Readers expect not just a good puzzle but an engaging sleuth to lead them through solving the mystery. But that’s just one of the expectations. 

Mystery Elements 

A trope is a literary device relating to a plot element or character commonly used in a genre. Mystery tropes represent those reader expectations they expect to find when you promise them a mystery. 

An Engaging Sleuth

If you want your reader to keep reading, they must care. Create a sleuth with a personality and traits that engage your reader. The sleuth is their guide through the mystery puzzle. If they care about the sleuth and their challenges, they will care about the story. 

The Crime

To be a puzzle to solve, the story must have a crime that needs to be solved. Usually, it’s a murder, but not always. In television writing, it’s called start to the corpse. So, first off, you need a crime for your sleuth to solve.

Evidence Hunt

There’s a body. Now it’s time for your sleuth to start looking for clues. This is the sleuth’s initial probing into how and possibly why the crime happened. The clues and evidence may lead to suspects. Evidence collection can include the crime scene, the victim’s body, and the victim’s home or place of work. 

Suspect Identification

The suspect list grows from anyone on hand at the crime scene to searching for possible connections to the victim. One suspect may refer your sleuth to someone else who becomes a suspect. The list grows. 

Suspect Questioning

This is the fun and games of mystery writing, as your sleuth tries to probe the suspects. Each suspect has their secrets, which whether they pertain to the murder or not, they want to hide. The more your sleuth asks questions, the more they learn about the victim. 

The Lost Moment

Your sleuth has gathered evidence and questioned suspects, but nothing fits into place. It’s as though there is a veil over everything. However much he or she tries to put together the puzzle pieces, they don’t make sense. Your reader may have suspicions, but they, too, are baffled. 

The New Path

Whether re-examining what he/she knows so far, or discovering a new aspect, the sleuth begins to narrow down the suspects.
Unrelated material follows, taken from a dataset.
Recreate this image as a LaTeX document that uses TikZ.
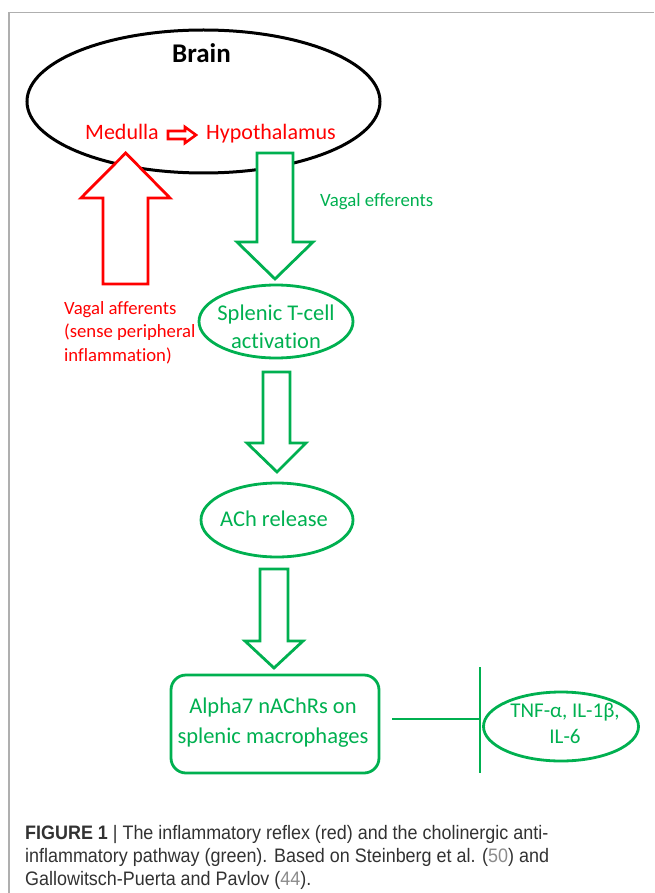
\documentclass[tikz,border=0pt]{standalone}
\usepackage{fontspec}
\setmainfont{Carlito}[Ligatures=NoCommon]
\newfontfamily\capfont{Liberation Sans}[FakeStretch=0.92]
\usetikzlibrary{shapes.geometric}
\definecolor{gr}{RGB}{0,176,80}
\definecolor{rd}{RGB}{255,0,0}
\definecolor{framegray}{RGB}{175,175,175}
\definecolor{captext}{RGB}{50,50,50}
\definecolor{cite}{RGB}{140,140,140}
\tikzset{
  oval/.style={ellipse, draw=gr, line width=2.8pt, inner sep=0pt},
  blk/.style={draw=gr, line width=2.8pt, fill=white, line join=miter},
  rblk/.style={draw=rd, line width=2.8pt, fill=white, line join=miter},
  gtxt/.style={text=gr, font=\fontsize{22.5}{28}\selectfont, inner sep=0pt},
  rtxt/.style={text=rd, font=\fontsize{22}{24}\selectfont, inner sep=0pt},
}
\begin{document}
\begin{tikzpicture}[x=1pt,y=-1pt]
\useasboundingbox (0,0) rectangle (654,893);
% frame
\draw[framegray, line width=1.4pt] (9,893) -- (9,12.7) -- (654,12.7);
% brain
\node[ellipse, draw=black, line width=3pt, minimum width=353pt, minimum height=143pt, inner sep=0pt] (brainov) at (203.5,101.5) {};
\node[anchor=base, font=\bfseries\fontsize{27}{32}\selectfont, inner sep=0pt] (brain) at (201.5,63) {Brain};
\node[rtxt, anchor=base west] (medulla) at (85,140) {Medulla};
\node[rtxt, anchor=base west] (hypo) at (206,140) {Hypothalamus};
\draw[rd, line width=2.6pt, line join=miter] (168,131) -- (185,131) -- (185,127) -- (196,135) -- (185,143) -- (185,139) -- (168,139) -- cycle;
% green arrow 1
\draw[blk] (257,153) -- (293,153) -- (293,242) -- (313,242) -- (275,279) -- (237,242) -- (257,242) -- cycle;
% red arrow
\draw[rblk] (103,284) -- (148,284) -- (148,198) -- (170,198) -- (125.7,153) -- (81,198) -- (103,198) -- cycle;
\node[gtxt, anchor=base west, font=\fontsize{18.8}{24}\selectfont] (eff) at (320,207) {Vagal efferents};
\node[rtxt, anchor=base west, font=\fontsize{18.7}{23.5}\selectfont] (aff) at (64,314) {\begin{tabular}[t]{@{}l@{}}Vagal afferents\\(sense peripheral\\inflammation)\end{tabular}};
% splenic
\node[oval, minimum width=154pt, minimum height=73pt] (spl) at (276,321.5) {};
\node[gtxt, anchor=base] (spltxt) at (276,320) {\begin{tabular}[t]{@{}c@{}}Splenic T-cell\\activation\end{tabular}};
\draw[blk] (263,372) -- (290,372) -- (290,443) -- (306,443) -- (277,472) -- (247,443) -- (263,443) -- cycle;
% ACh
\node[oval, minimum width=152pt, minimum height=74pt] (ach) at (277,520) {};
\node[gtxt, anchor=base] (achtxt) at (274,526) {ACh release};
\draw[blk] (260,569) -- (288,569) -- (288,641) -- (303,641) -- (274,668) -- (245,641) -- (260,641) -- cycle;
% alpha7
\node[draw=gr, line width=2.8pt, rounded corners=15pt, minimum width=208pt, minimum height=98pt, inner sep=0pt] (alpha) at (275,724) {};
\node[gtxt, anchor=base, font=\fontsize{22.5}{30}\selectfont] (alphatxt) at (273,713) {\begin{tabular}[t]{@{}c@{}}Alpha7 nAChRs on\\splenic macrophages\end{tabular}};
% inhibition
\coordinate (inhs) at (392,719);
\coordinate (bar) at (480,719);
\coordinate (bartop) at (480,667);
\coordinate (barbot) at (480,773);
\draw[gr, line width=2.8pt] (inhs) -- (bar);
\draw[gr, line width=2.8pt] (bartop) -- (barbot);
\node[oval, minimum width=155pt, minimum height=69pt] (tnf) at (561,726.5) {};
\node[gtxt, anchor=base, font=\fontsize{21}{26}\selectfont] (tnftxt) at (565,717) {\begin{tabular}[t]{@{}c@{}}TNF-α, IL-1β,\\IL-6\end{tabular}};
% caption
\node[anchor=base west, inner sep=0pt, text=captext, font=\capfont\fontsize{19.5}{23}\selectfont] (cap) at (25,839) {\begin{tabular}[t]{@{}l@{}}\textbf{FIGURE 1} | The inflammatory reflex (red) and the cholinergic anti-\\inflammatory pathway (green). Based on Steinberg et al. ({\color{cite}50}) and\\Gallowitsch-Puerta and Pavlov ({\color{cite}44}).\end{tabular}};
\end{tikzpicture}
\end{document}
Armed with new questions, the sleuth approaches the suspects with a broader vision of the victim and their relationship to the suspects. 

The Villain’s Win

Even though the true villain is hidden from the sleuth, they cause something to happen that makes it worse for the sleuth. There may be a threat to life, or an erasure of a clue, or a complete misdirection that leads the sleuth away from discovering who is truly behind the conflict.

Enlightenment 

Finally, all the puzzle pieces come together. The sleuth knows who is the villain. You may keep all the connections hidden until the next phase, the summation. 

The Summation

The sleuth confronts the villain and reveals their identity. He may sum up all the clues that led to uncovering the villain’s identity. 

Managing the Elements

Every writer has their own way of creating a mystery. From point of view to mystery subgenre, the story will be unique to you. Your style and tone create connections with readers. 

Creating reader interest and then sustaining the interest by creating questions and raising stakes as the story progresses. The first half of your mystery focuses on who was involved with the victim and how they interacted. You broaden the scope of relationships. In the second half, you narrow the scope, but go deeper into the suspects and their motives. You narrow the scope by eliminating the suspects one by one, until your sleuth discovers the true villain.

Subplots add depth to your mystery and can be about anything from the sleuth’s inner conflict to a sidekick’s love interest. 

If you cover the elemental mystery tropes, readers will appreciate your story. Create the puzzle, keep your readers asking questions, and guide them on with your relatable sleuth.